What you have to do: Each line below is to be written out in full, exactly as shown.

— Start of Provided material —

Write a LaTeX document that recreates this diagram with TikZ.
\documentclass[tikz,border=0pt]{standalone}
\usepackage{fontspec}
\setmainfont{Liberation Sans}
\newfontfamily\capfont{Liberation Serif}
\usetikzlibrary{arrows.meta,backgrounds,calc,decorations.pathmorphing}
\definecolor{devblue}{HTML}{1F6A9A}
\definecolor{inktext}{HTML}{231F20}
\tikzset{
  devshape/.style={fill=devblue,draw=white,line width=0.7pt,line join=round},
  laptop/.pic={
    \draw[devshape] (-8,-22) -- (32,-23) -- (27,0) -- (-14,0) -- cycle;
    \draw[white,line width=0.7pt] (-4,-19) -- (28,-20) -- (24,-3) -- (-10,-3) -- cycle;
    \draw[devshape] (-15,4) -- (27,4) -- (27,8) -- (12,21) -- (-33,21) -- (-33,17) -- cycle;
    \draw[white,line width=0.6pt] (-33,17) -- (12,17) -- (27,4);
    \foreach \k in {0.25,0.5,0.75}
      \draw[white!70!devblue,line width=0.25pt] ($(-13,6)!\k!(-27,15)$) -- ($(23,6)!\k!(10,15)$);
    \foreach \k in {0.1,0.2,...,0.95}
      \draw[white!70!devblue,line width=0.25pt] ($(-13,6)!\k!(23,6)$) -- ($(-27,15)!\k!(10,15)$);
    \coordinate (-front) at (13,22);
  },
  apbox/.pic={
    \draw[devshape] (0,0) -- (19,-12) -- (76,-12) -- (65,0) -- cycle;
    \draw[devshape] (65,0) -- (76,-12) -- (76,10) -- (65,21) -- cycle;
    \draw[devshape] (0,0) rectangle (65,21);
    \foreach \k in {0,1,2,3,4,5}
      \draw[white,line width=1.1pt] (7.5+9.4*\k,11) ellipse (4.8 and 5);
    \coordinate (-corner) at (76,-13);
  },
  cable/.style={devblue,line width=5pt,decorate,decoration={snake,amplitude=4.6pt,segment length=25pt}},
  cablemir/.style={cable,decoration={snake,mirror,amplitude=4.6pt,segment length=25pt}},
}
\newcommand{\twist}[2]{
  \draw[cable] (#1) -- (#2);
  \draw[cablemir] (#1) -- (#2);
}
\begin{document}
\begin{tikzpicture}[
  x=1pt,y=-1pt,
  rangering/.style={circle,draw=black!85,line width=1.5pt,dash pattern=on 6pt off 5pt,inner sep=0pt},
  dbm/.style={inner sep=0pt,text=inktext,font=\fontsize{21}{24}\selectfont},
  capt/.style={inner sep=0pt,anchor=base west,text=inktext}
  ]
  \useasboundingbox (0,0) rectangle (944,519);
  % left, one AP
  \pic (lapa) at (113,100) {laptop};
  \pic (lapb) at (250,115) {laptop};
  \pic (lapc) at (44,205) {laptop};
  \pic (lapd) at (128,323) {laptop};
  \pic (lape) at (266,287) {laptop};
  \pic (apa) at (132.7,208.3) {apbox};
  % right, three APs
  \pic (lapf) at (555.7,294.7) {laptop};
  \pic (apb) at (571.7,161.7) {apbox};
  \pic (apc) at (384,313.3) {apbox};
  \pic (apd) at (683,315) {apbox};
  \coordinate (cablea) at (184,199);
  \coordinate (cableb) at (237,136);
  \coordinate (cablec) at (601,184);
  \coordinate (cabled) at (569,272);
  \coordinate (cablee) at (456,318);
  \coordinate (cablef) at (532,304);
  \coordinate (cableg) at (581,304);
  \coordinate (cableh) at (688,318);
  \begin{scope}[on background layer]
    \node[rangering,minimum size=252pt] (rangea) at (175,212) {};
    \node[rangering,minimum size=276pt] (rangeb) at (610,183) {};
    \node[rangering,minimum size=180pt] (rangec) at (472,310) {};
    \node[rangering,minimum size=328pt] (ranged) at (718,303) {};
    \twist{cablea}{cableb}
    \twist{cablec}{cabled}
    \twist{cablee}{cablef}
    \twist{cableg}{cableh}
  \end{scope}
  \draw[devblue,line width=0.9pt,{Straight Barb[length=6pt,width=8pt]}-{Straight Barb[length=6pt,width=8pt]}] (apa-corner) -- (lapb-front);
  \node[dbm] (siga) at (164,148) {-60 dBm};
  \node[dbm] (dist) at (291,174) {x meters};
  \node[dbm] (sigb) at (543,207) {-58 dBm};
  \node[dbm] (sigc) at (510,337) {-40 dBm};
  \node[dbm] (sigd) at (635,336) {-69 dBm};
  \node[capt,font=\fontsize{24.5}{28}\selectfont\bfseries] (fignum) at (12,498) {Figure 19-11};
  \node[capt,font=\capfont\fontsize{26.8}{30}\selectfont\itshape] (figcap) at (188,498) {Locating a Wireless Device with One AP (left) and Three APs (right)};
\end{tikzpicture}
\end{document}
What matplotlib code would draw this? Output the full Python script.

— End of Provided material —

Response:
Write a LaTeX document that recreates this diagram with TikZ.
\documentclass[tikz,border=0pt]{standalone}
\usepackage{fontspec}
\setmainfont{Liberation Sans}
\newfontfamily\capfont{Liberation Serif}
\usetikzlibrary{arrows.meta,backgrounds,calc,decorations.pathmorphing}
\definecolor{devblue}{HTML}{1F6A9A}
\definecolor{inktext}{HTML}{231F20}
\tikzset{
  devshape/.style={fill=devblue,draw=white,line width=0.7pt,line join=round},
  laptop/.pic={
    \draw[devshape] (-8,-22) -- (32,-23) -- (27,0) -- (-14,0) -- cycle;
    \draw[white,line width=0.7pt] (-4,-19) -- (28,-20) -- (24,-3) -- (-10,-3) -- cycle;
    \draw[devshape] (-15,4) -- (27,4) -- (27,8) -- (12,21) -- (-33,21) -- (-33,17) -- cycle;
    \draw[white,line width=0.6pt] (-33,17) -- (12,17) -- (27,4);
    \foreach \k in {0.25,0.5,0.75}
      \draw[white!70!devblue,line width=0.25pt] ($(-13,6)!\k!(-27,15)$) -- ($(23,6)!\k!(10,15)$);
    \foreach \k in {0.1,0.2,...,0.95}
      \draw[white!70!devblue,line width=0.25pt] ($(-13,6)!\k!(23,6)$) -- ($(-27,15)!\k!(10,15)$);
    \coordinate (-front) at (13,22);
  },
  apbox/.pic={
    \draw[devshape] (0,0) -- (19,-12) -- (76,-12) -- (65,0) -- cycle;
    \draw[devshape] (65,0) -- (76,-12) -- (76,10) -- (65,21) -- cycle;
    \draw[devshape] (0,0) rectangle (65,21);
    \foreach \k in {0,1,2,3,4,5}
      \draw[white,line width=1.1pt] (7.5+9.4*\k,11) ellipse (4.8 and 5);
    \coordinate (-corner) at (76,-13);
  },
  cable/.style={devblue,line width=5pt,decorate,decoration={snake,amplitude=4.6pt,segment length=25pt}},
  cablemir/.style={cable,decoration={snake,mirror,amplitude=4.6pt,segment length=25pt}},
}
\newcommand{\twist}[2]{
  \draw[cable] (#1) -- (#2);
  \draw[cablemir] (#1) -- (#2);
}
\begin{document}
\begin{tikzpicture}[
  x=1pt,y=-1pt,
  rangering/.style={circle,draw=black!85,line width=1.5pt,dash pattern=on 6pt off 5pt,inner sep=0pt},
  dbm/.style={inner sep=0pt,text=inktext,font=\fontsize{21}{24}\selectfont},
  capt/.style={inner sep=0pt,anchor=base west,text=inktext}
  ]
  \useasboundingbox (0,0) rectangle (944,519);
  % left, one AP
  \pic (lapa) at (113,100) {laptop};
  \pic (lapb) at (250,115) {laptop};
  \pic (lapc) at (44,205) {laptop};
  \pic (lapd) at (128,323) {laptop};
  \pic (lape) at (266,287) {laptop};
  \pic (apa) at (132.7,208.3) {apbox};
  % right, three APs
  \pic (lapf) at (555.7,294.7) {laptop};
  \pic (apb) at (571.7,161.7) {apbox};
  \pic (apc) at (384,313.3) {apbox};
  \pic (apd) at (683,315) {apbox};
  \coordinate (cablea) at (184,199);
  \coordinate (cableb) at (237,136);
  \coordinate (cablec) at (601,184);
  \coordinate (cabled) at (569,272);
  \coordinate (cablee) at (456,318);
  \coordinate (cablef) at (532,304);
  \coordinate (cableg) at (581,304);
  \coordinate (cableh) at (688,318);
  \begin{scope}[on background layer]
    \node[rangering,minimum size=252pt] (rangea) at (175,212) {};
    \node[rangering,minimum size=276pt] (rangeb) at (610,183) {};
    \node[rangering,minimum size=180pt] (rangec) at (472,310) {};
    \node[rangering,minimum size=328pt] (ranged) at (718,303) {};
    \twist{cablea}{cableb}
    \twist{cablec}{cabled}
    \twist{cablee}{cablef}
    \twist{cableg}{cableh}
  \end{scope}
  \draw[devblue,line width=0.9pt,{Straight Barb[length=6pt,width=8pt]}-{Straight Barb[length=6pt,width=8pt]}] (apa-corner) -- (lapb-front);
  \node[dbm] (siga) at (164,148) {-60 dBm};
  \node[dbm] (dist) at (291,174) {x meters};
  \node[dbm] (sigb) at (543,207) {-58 dBm};
  \node[dbm] (sigc) at (510,337) {-40 dBm};
  \node[dbm] (sigd) at (635,336) {-69 dBm};
  \node[capt,font=\fontsize{24.5}{28}\selectfont\bfseries] (fignum) at (12,498) {Figure 19-11};
  \node[capt,font=\capfont\fontsize{26.8}{30}\selectfont\itshape] (figcap) at (188,498) {Locating a Wireless Device with One AP (left) and Three APs (right)};
\end{tikzpicture}
\end{document}
What matplotlib code would draw this? Output the full Python script.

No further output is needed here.